The payment of an individual member of the Supervisory Board representing the interests of employees ("employee representatives") for performing the function amounts to EUR 60,000 gross per year ("Base Pay"), reduced by the gross amount of salary payment, all allowances referring to work, and holiday allowance that an individual employee representative receives if employed in NLB d.d. or any other member of the NLB Group ("Gross Pay") in an individual year from the employment.
Employee representatives shall receive for their membership in the Committees of the Supervisory Board an additional payment for performing the function of a Committee member, which for an individual member amounts to 10% of the Base Pay ("Extra Pay"), whereby the Extra Pay is payable for membership in not more than two Committees, irrespective of whether or not the employee representative is a member of more than two Committees.
Monthly payment is calculated in the way that 1/12 of the Base Pay in the amount of EUR 5,000 gross (increased by potential 1/12 of Extra Pay) is reduced by the Gross Pay from employment in NLB d.d. or any other member of the NLB Group in an individual month. Should the Gross Pay in an individual month exceed EUR 5,000 (increased by potential Extra Pay), monthly payment in the next month shall be reduced by the rest of the Gross Pay exceeding this amount.
If Employee representatives perform the function for less than a month, they are entitled to a proportional payout based on the number of days they perform each function.

Employee representatives shall be entitled to the reimbursement of travel expenses, daily allowances and costs of overnight accommodation related to their work in the Supervisory Board, namely up to the amount specified in the regulations on reimbursement of work-related expenses and other income not included in the tax base. Accommodation expenses shall be reimbursed if the permanent or temporary residence of an employee representative who is a member of a Supervisory Board committee is at least 100 kilometres away from the place of work and he is unable to return as there is no public transport connection scheduled or due to objective reasons.

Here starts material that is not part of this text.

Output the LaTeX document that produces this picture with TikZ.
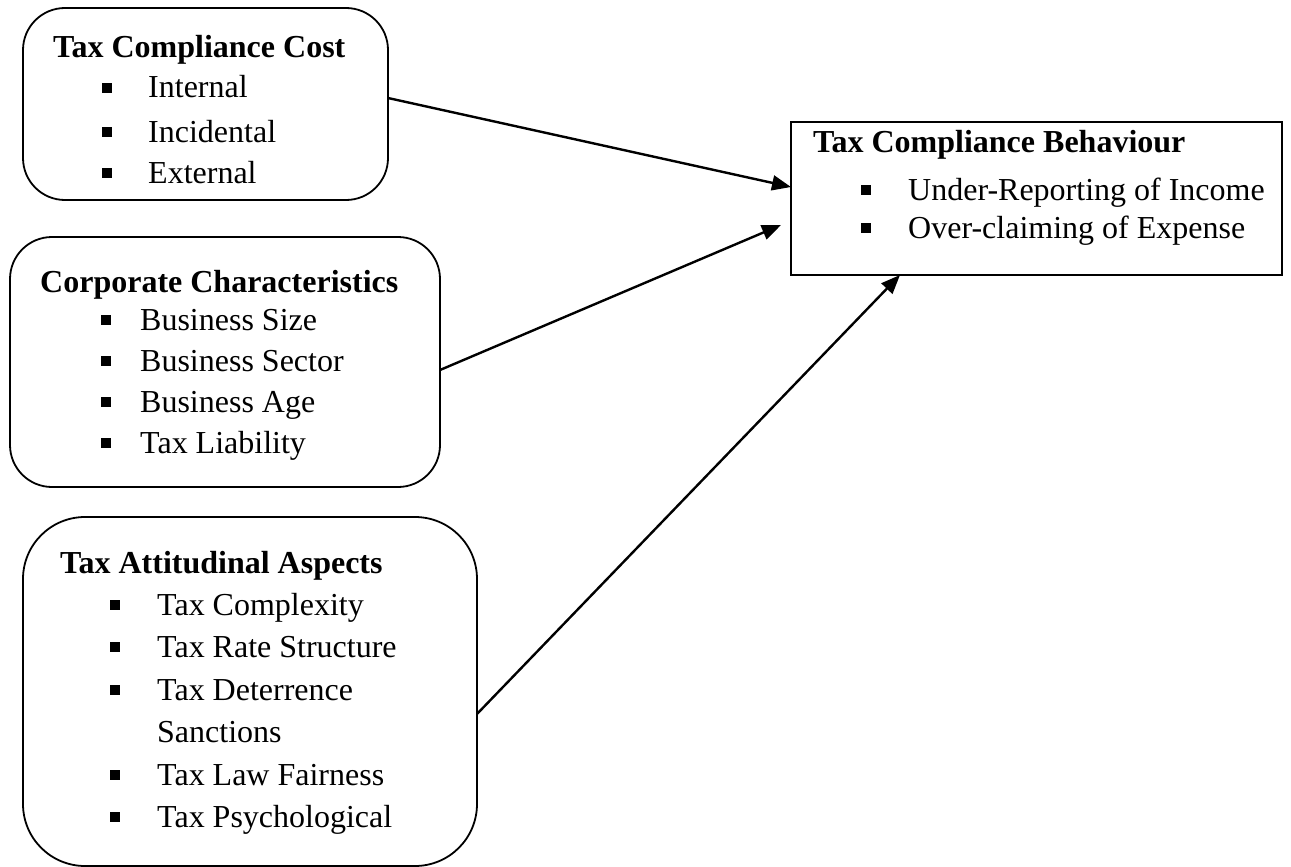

Employee representatives shall not be entitled to any benefits exceeding the provision of the conditions for unhindered work of the Supervisory Board (payment of insurance premiums (except for liability insurance), company car, company flat and fuel). Employee representatives shall be entitled to benefits providing for or improving the conditions or method of their work, considering the Bank's needs and the individual requirements of individual employee representative, on which the Supervisory Board shall decide (IT equipment, professional training, visits to institutions, organisations and bodies, and liability insurance).
The resolution Determination of the payment for performing the function of the members of the Supervisory Board and its committees, adopted at the 34th General Meeting of NLB d.d. on 21 October 2019, shall not apply to the employee representatives.
The resolution was passed in the proposed contents by the NLB Management Board and Supervisory Board. The number of shares in the proposed resolution, for which valid votes were cast, is 11.315.251; the share of these shares in the share capital is 56,576 %; 6.283.471 shares or 55,531 % voted for the proposed resolution, 5.031.780 shares or 44.469 % of the votes cast were against the proposed resolution, and 51.191 of the present or represented votes abstained. The resolution was legitimately passed with the necessary majority of the votes cast.
The resolution was passed in the proposed contents by the NLB Management Board and Supervisory Board. The number of shares in the proposed resolution, for which valid votes were cast, is 11.360.362; the share of these shares in the share capital is 56,802 %; 11.356.365 shares or 99,965 % voted for the proposed resolution, 3.997 shares or 0,035 % of the votes cast were against the proposed resolution, and 8.280 of the present or represented votes abstained. The resolution was legitimately passed with the necessary majority of the votes cast.
At the GM shareholder Gordana Vran announced challenging action against resolution adopted under Item 8 of the GM Agenda.